Here are the Gross Margin % ranges over the past 10 years for several key building materials companies that we recently looked at in the Australian market.

Dulux Group Ltd – Top 10% of building materials companies.

Min: 58.64%.
Max: 62.31%.
Current: 59.31%

Boral: Top 40% of building materials companies

Min: 26.93
Max: 33.95
Current: 31.36

Brickworks – Lowest 50% of building materials companies

Min: 22.72
Max: 32.49
Current: 22.72

Fletcher Building: Lowest 20% of building materials companies

Min: 15.64
Max: 25.54
Current: 15.64

It is almost a certainty that when a manufacturer drops below 20% gross margin, EBIT margins will be close to zero. As a rule, manufacturers should target gross margins of at least 30% to maintain a margin of safety and make the economics of volume and price stack up.

What we know from these building manufacturers is that the high margin results from Dulux and Boral are not an accident or lucky circumstance. These two companies have had a relentless focus on pricing and margin for the past 10 years. They have implemented a number of revenue and margin improvement programs, company-wide.

Next Steps

Work through these 11 margin levers with your team and develop a Margin Expansion Action Plan. Identify your high revenue and high margin customer vs your low revenue and low margin customers. Do the same analysis for your products and or services. What key trends or themes emerge? Can these learnings be replicated or applied to new customers or prospects?

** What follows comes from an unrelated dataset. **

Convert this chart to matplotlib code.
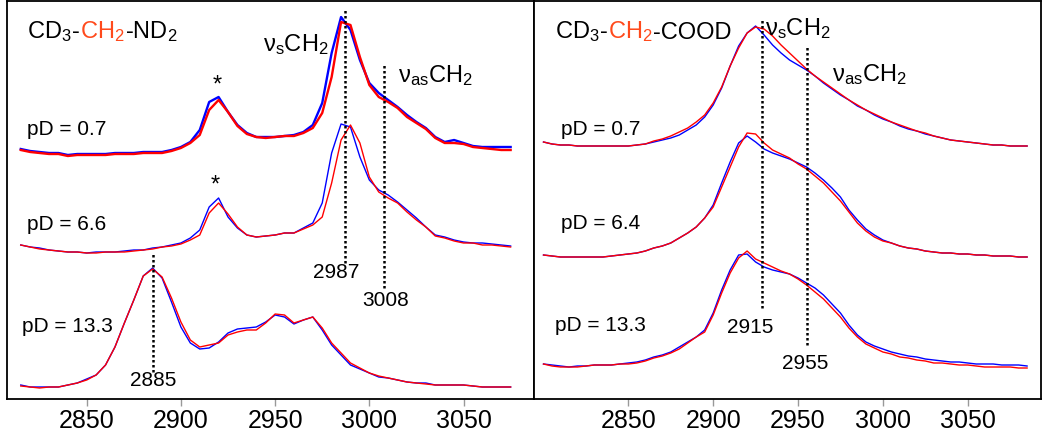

Can you review your tactical discounts?

Is your next price increase a flat percentage or is it customised for each product / service and by customer? A customised approach will de-risk customer rejection.
Make margin expansion a daily focus for the next 90 days and then review the results.

What else can you do?

Putting one person in charge of pricing alone doesn’t scale across a business. A centralised pricing hub can make a lot of difference, but you need everyone aligned.
Give everyone in sales, marketing and finance + operations an education on how margins work and what they can do to assist with identifying margin opportunities and implementing margin capture strategies. Margin management is a company-wide responsibility.